§ **Task instructions**
Retype only what runs from the first line of the records to the line with "const yTicks = [50, 60, 70, 80, 90, 100];", inclusive, and no pictures.

§ **Stored records**
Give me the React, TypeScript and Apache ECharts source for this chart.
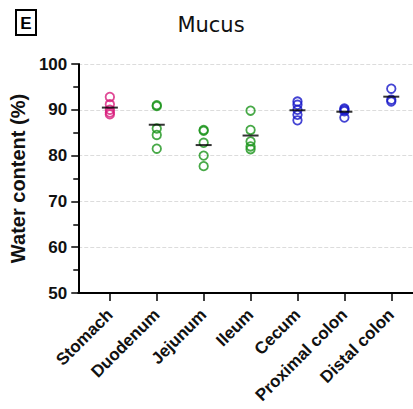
import React, { useEffect, useRef } from "react";
import * as echarts from "echarts";

const categories = ["Stomach", "Duodenum", "Jejunum", "Ileum", "Cecum", "Proximal colon", "Distal colon"];
const groupColors = ["#d81b7b", "#1a941a", "#1a941a", "#1a941a", "#1515c8", "#1515c8", "#1515c8"];
const stomach = [92.8, 91.2, 90.0, 89.4, 89.0];
const duodenum = [91.0, 90.8, 85.9, 84.5, 81.5];
const jejunum = [85.6, 85.4, 82.8, 80.0, 77.7];
const ileum = [89.8, 85.6, 83.1, 82.0, 81.4];
const cecum = [91.8, 91.1, 90.0, 88.9, 87.7];
const proximalColon = [90.3, 90.0, 89.7, 88.3];
const distalColon = [94.6, 92.2, 91.8];
const groups = [stomach, duodenum, jejunum, ileum, cecum, proximalColon, distalColon];
const yTicks = [50, 60, 70, 80, 90, 100];

export default function App() {
  const ref = useRef<HTMLDivElement>(null);
  useEffect(() => {
    if (!ref.current) return;
    const chart = echarts.init(ref.current, null, { renderer: "svg" });
    const positions = categories.map((_, i) => i + 1);
    const pointSeries = groups.map((vals, i) => ({
      type: "scatter",
      data: vals.map((v) => [i + 1, v]),
      symbol: "circle",
      symbolSize: 8.5,
      itemStyle: { color: "rgba(255,255,255,0)", borderColor: groupColors[i], borderWidth: 1.8 },
      z: 3,
    }));
    const means = groups.map((vals, i) => [i + 1, vals.reduce((a, b) => a + b, 0) / vals.length]);
    chart.setOption({
      animation: false,
      title: {
        text: "Mucus",
        left: 206,
        top: 9,
        textAlign: "center",
        textStyle: { fontFamily: "DejaVu Sans", fontSize: 21, fontWeight: "normal", color: "#111" },
      },
      graphic: [
        { type: "rect", shape: { x: 16, y: 10, width: 20, height: 25 }, style: { fill: "#fff", stroke: "#000", lineWidth: 2 } },
        { type: "text", x: 26, y: 23, style: { text: "E", fontFamily: "Liberation Sans", fontWeight: "bold", fontSize: 17, fill: "#000", align: "center", verticalAlign: "middle" } },
      ],
      grid: { left: 74, right: 0, top: 64, bottom: 116 },
      xAxis: {
        type: "value",
        min: 1 - 32 / 47.5,
        max: 1 - 32 / 47.5 + 339 / 47.5,
        splitLine: { show: false },
        axisLine: { show: true, onZero: false, lineStyle: { color: "#000", width: 2 } },
        axisTick: { show: true, customValues: positions, length: 8, lineStyle: { color: "#000", width: 1.5 } },
        axisLabel: {
          show: true,
          customValues: positions,
          rotate: 45,
          margin: 19,
          formatter: (v: number) => categories[Math.round(v) - 1] ?? "",
          fontFamily: "Liberation Sans",
          fontWeight: "bold",
          fontSize: 17,
          color: "#111",
        },
      },
      yAxis: {
        type: "value",
        min: yTicks[0],
        max: yTicks[yTicks.length - 1],
        interval: 10,
        name: "Water content (%)",
        nameLocation: "middle",
        nameGap: 49,
        nameTextStyle: { fontFamily: "Liberation Sans", fontWeight: "bold", fontSize: 20, color: "#111" },
        axisLine: { show: true, lineStyle: { color: "#000", width: 2 } },
        axisTick: { show: true, length: 7, lineStyle: { color: "#000", width: 1.5 } },
        minorTick: { show: true, splitNumber: 2, length: 5, lineStyle: { color: "#000", width: 1.5 } },
        axisLabel: { fontFamily: "Liberation Sans", fontWeight: "bold", fontSize: 17, color: "#111", margin: 11 },
        splitLine: { show: true, lineStyle: { color: "#dcdcdc", type: "dashed", width: 1 } },
      },
      series: [
        ...pointSeries,
        {
          type: "scatter",
          data: means,
          symbol: "rect",
          symbolSize: [16, 2],
          itemStyle: { color: "#000" },
          z: 4,
        },
      ],
    });
    return () => chart.dispose();
  }, []);
  return <div ref={ref} style={{ width: 413, height: 409, position: "absolute", left: 0, top: 0, background: "#fff" }} />;
}
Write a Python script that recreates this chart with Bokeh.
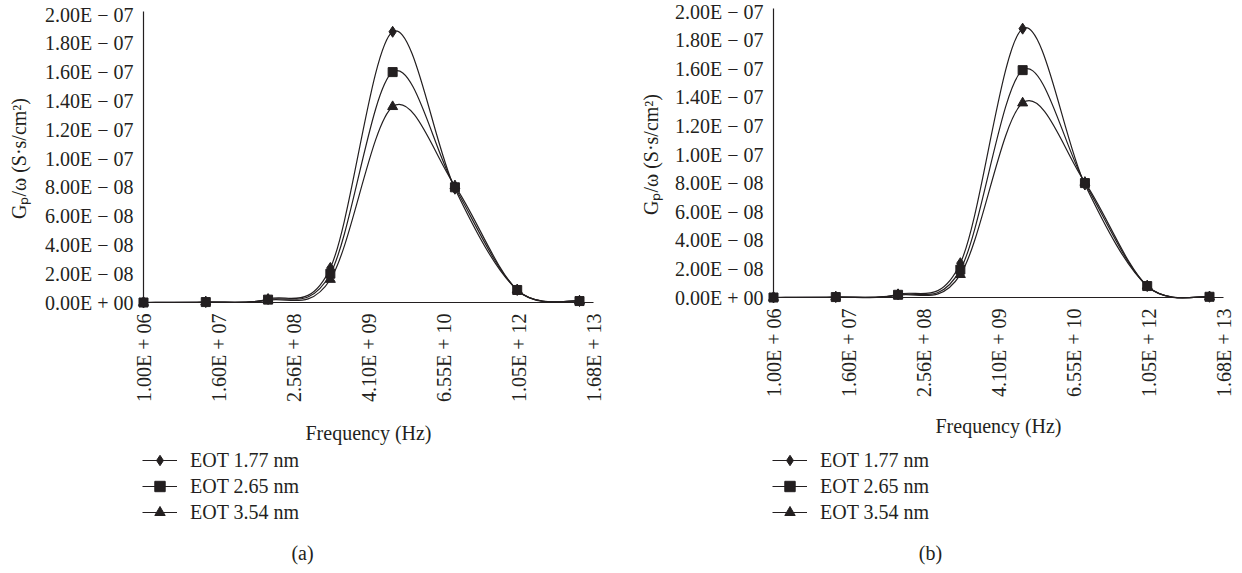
import math
from bokeh.plotting import figure
from bokeh.layouts import row
from bokeh.models import Legend, LegendItem, Label, Range1d
from bokeh.core.properties import value
from bokeh.embed import file_html
from bokeh.resources import INLINE

# ---------------- data ----------------
freq_hz = [1e6, 1e7, 1e8, 1e9, 1e10, 1e11, 1e12, 1e13]
series_names = ["EOT 1.77 nm", "EOT 2.65 nm", "EOT 3.54 nm"]

a_eot_177 = [0.0, 3e-10, 2.4e-9, 2.4e-8, 1.88e-7, 7.9e-8, 8.7e-9, 1.0e-9]
a_eot_265 = [0.0, 3e-10, 2.0e-9, 2.0e-8, 1.60e-7, 8.0e-8, 8.7e-9, 1.0e-9]
a_eot_354 = [0.0, 3e-10, 1.6e-9, 1.6e-8, 1.36e-7, 8.1e-8, 8.7e-9, 1.0e-9]

b_eot_177 = [0.0, 3e-10, 2.2e-9, 2.4e-8, 1.88e-7, 7.9e-8, 8.0e-9, 5e-10]
b_eot_265 = [0.0, 3e-10, 1.9e-9, 1.95e-8, 1.59e-7, 8.0e-8, 8.0e-9, 5e-10]
b_eot_354 = [0.0, 3e-10, 1.6e-9, 1.6e-8, 1.36e-7, 8.05e-8, 8.0e-9, 5e-10]

x_tick_values = [1e6, 1.6e7, 2.56e8, 4.096e9, 6.5536e10, 1.048576e12, 1.6777216e13]
x_tick_labels = ["1.00E + 06", "1.60E + 07", "2.56E + 08", "4.10E + 09",
                 "6.55E + 10", "1.05E + 12", "1.68E + 13"]
y_tick_values = [0.0, 2e-8, 4e-8, 6e-8, 8e-8, 1e-7, 1.2e-7, 1.4e-7, 1.6e-7, 1.8e-7, 2e-7]
y_tick_labels = ["0.00E + 00", "2.00E − 08", "4.00E − 08", "6.00E − 08", "8.00E − 08",
                 "1.00E − 07", "1.20E − 07", "1.40E − 07", "1.60E − 07", "1.80E − 07",
                 "2.00E − 07"]

x_title = "Frequency (Hz)"
y_title = "Gₚ/ω (S·s/cm²)"
panel_tags = ["(a)", "(b)"]

INK = "#231f20"
FONT = "Liberation Serif"
FS = "20px"
markers = ["diamond", "square", "triangle"]
marker_sizes = [11, 9, 10]
W, H = 621, 573
NAN = float("nan")


def bezier_cols(xs, ys):
    lx = [math.log10(v) for v in xs]
    n = len(lx)
    cols = {k: [] for k in ("x0", "y0", "x1", "y1", "cx0", "cy0", "cx1", "cy1")}
    for i in range(n - 1):
        ip, inx = max(i - 1, 0), min(i + 2, n - 1)
        c0x = lx[i] + (lx[i + 1] - lx[ip]) / 6.0
        c0y = ys[i] + (ys[i + 1] - ys[ip]) / 6.0
        c1x = lx[i + 1] - (lx[inx] - lx[i]) / 6.0
        c1y = ys[i + 1] - (ys[inx] - ys[i]) / 6.0
        cols["x0"].append(10 ** lx[i]); cols["y0"].append(ys[i])
        cols["x1"].append(10 ** lx[i + 1]); cols["y1"].append(ys[i + 1])
        cols["cx0"].append(10 ** c0x); cols["cy0"].append(c0y)
        cols["cx1"].append(10 ** c1x); cols["cy1"].append(c1y)
    return cols


def make_panel(series, tag, ax_left, ax_right, zero_y, top_y, xlab_off, ylab_off, tag_x):
    lo = math.log10(x_tick_values[0])
    hi = math.log10(x_tick_values[-1])
    px_per_dec = (ax_right - ax_left) / (hi - lo)
    x_start = 10 ** (lo - ax_left / px_per_dec)
    x_end = 10 ** (hi + (W - ax_right) / px_per_dec)
    u = y_tick_values[-1] / (zero_y - top_y)
    y_start = -(H - zero_y) * u
    y_end = y_tick_values[-1] + top_y * u

    p = figure(width=W, height=H, x_axis_type="log",
               x_range=Range1d(x_start, x_end), y_range=Range1d(y_start, y_end),
               output_backend="svg", toolbar_location=None,
               min_border=0)
    p.axis.visible = False
    p.outline_line_color = None
    p.xgrid.visible = False
    p.ygrid.visible = False
    p.background_fill_color = "white"
    p.border_fill_color = "white"

    # axis lines
    p.segment(x0=[x_tick_values[0], x_tick_values[0]], y0=[y_tick_values[0], y_tick_values[0]],
              x1=[x_tick_values[-1], x_tick_values[0]], y1=[y_tick_values[0], y_tick_values[-1] + 3 * u],
              line_color=INK, line_width=1.2)

    # tick labels
    p.text(x=[x_tick_values[0]] * len(y_tick_values), y=y_tick_values, text=y_tick_labels,
           text_align="right", text_baseline="middle", x_offset=-10,
           text_font=value(FONT), text_font_size=FS, text_color=INK)
    p.text(x=x_tick_values, y=[y_tick_values[0]] * len(x_tick_values), text=x_tick_labels,
           angle=math.pi / 2, text_align="right", text_baseline="middle", y_offset=11,
           text_font=value(FONT), text_font_size=FS, text_color=INK)
    # axis titles
    p.text(x=[10 ** ((lo + hi) / 2)], y=[y_tick_values[0]], text=[x_title],
           text_align="center", text_baseline="middle", y_offset=xlab_off,
           text_font=value(FONT), text_font_size=FS, text_color=INK)
    p.text(x=[x_tick_values[0]], y=[y_tick_values[-1] / 2], text=[y_title],
           angle=math.pi / 2, text_align="center", text_baseline="middle", x_offset=ylab_off,
           text_font=value(FONT), text_font_size=FS, text_color=INK)

    items = []
    scatter_rs = []
    for name, ys, mk, ms in zip(series_names, series, markers, marker_sizes):
        p.bezier(source=bezier_cols(freq_hz, ys), x0="x0", y0="y0", x1="x1", y1="y1",
                 cx0="cx0", cy0="cy0", cx1="cx1", cy1="cy1",
                 line_color=INK, line_width=1.2)
        leg_line = p.line(x=[NAN], y=[NAN], line_color=INK, line_width=1.2)
        sr = p.scatter(x=freq_hz, y=ys, marker=mk, size=ms,
                       fill_color=INK, line_color=INK)
        scatter_rs.append(sr)
        items.append(LegendItem(label=name, renderers=[leg_line, sr]))
    p.renderers.remove(scatter_rs[1])
    p.renderers.append(scatter_rs[1])

    legend = Legend(items=items, location=(ax_left - 1, 48),
                    orientation="vertical", padding=0, margin=0, spacing=0,
                    glyph_width=35, glyph_height=26, label_height=26,
                    label_standoff=13, border_line_color=None,
                    background_fill_alpha=0,
                    label_text_font=FONT, label_text_font_size=FS,
                    label_text_color=INK)
    p.add_layout(legend, "center")

    lab = Label(x=tag_x, y=H - 552, x_units="screen", y_units="screen", text=tag,
                text_align="center", text_baseline="middle",
                text_font=FONT, text_font_size=FS, text_color=INK)
    p.add_layout(lab)
    return p


left = make_panel([a_eot_177, a_eot_265, a_eot_354], panel_tags[0],
                  ax_left=143, ax_right=593, zero_y=302, top_y=14,
                  xlab_off=130, ylab_off=-125, tag_x=302)
right = make_panel([b_eot_177, b_eot_265, b_eot_354], panel_tags[1],
                   ax_left=152, ax_right=602, zero_y=297, top_y=11,
                   xlab_off=128, ylab_off=-123, tag_x=930 - 621)

layout = row(left, right)
open("out.html", "w").write(file_html(layout, INLINE))
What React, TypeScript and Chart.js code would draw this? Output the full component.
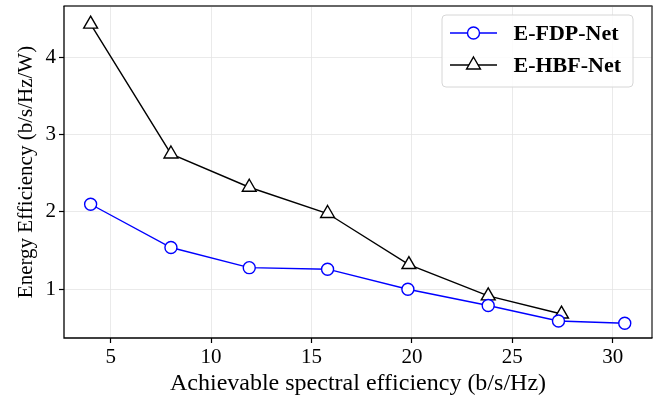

§ **Written answer**
Give me the React, TypeScript and Apache ECharts source for this chart.
import React, { useEffect, useRef } from "react";
import * as echarts from "echarts";

const categories = ["Stomach", "Duodenum", "Jejunum", "Ileum", "Cecum", "Proximal colon", "Distal colon"];
const groupColors = ["#d81b7b", "#1a941a", "#1a941a", "#1a941a", "#1515c8", "#1515c8", "#1515c8"];
const stomach = [92.8, 91.2, 90.0, 89.4, 89.0];
const duodenum = [91.0, 90.8, 85.9, 84.5, 81.5];
const jejunum = [85.6, 85.4, 82.8, 80.0, 77.7];
const ileum = [89.8, 85.6, 83.1, 82.0, 81.4];
const cecum = [91.8, 91.1, 90.0, 88.9, 87.7];
const proximalColon = [90.3, 90.0, 89.7, 88.3];
const distalColon = [94.6, 92.2, 91.8];
const groups = [stomach, duodenum, jejunum, ileum, cecum, proximalColon, distalColon];
const yTicks = [50, 60, 70, 80, 90, 100];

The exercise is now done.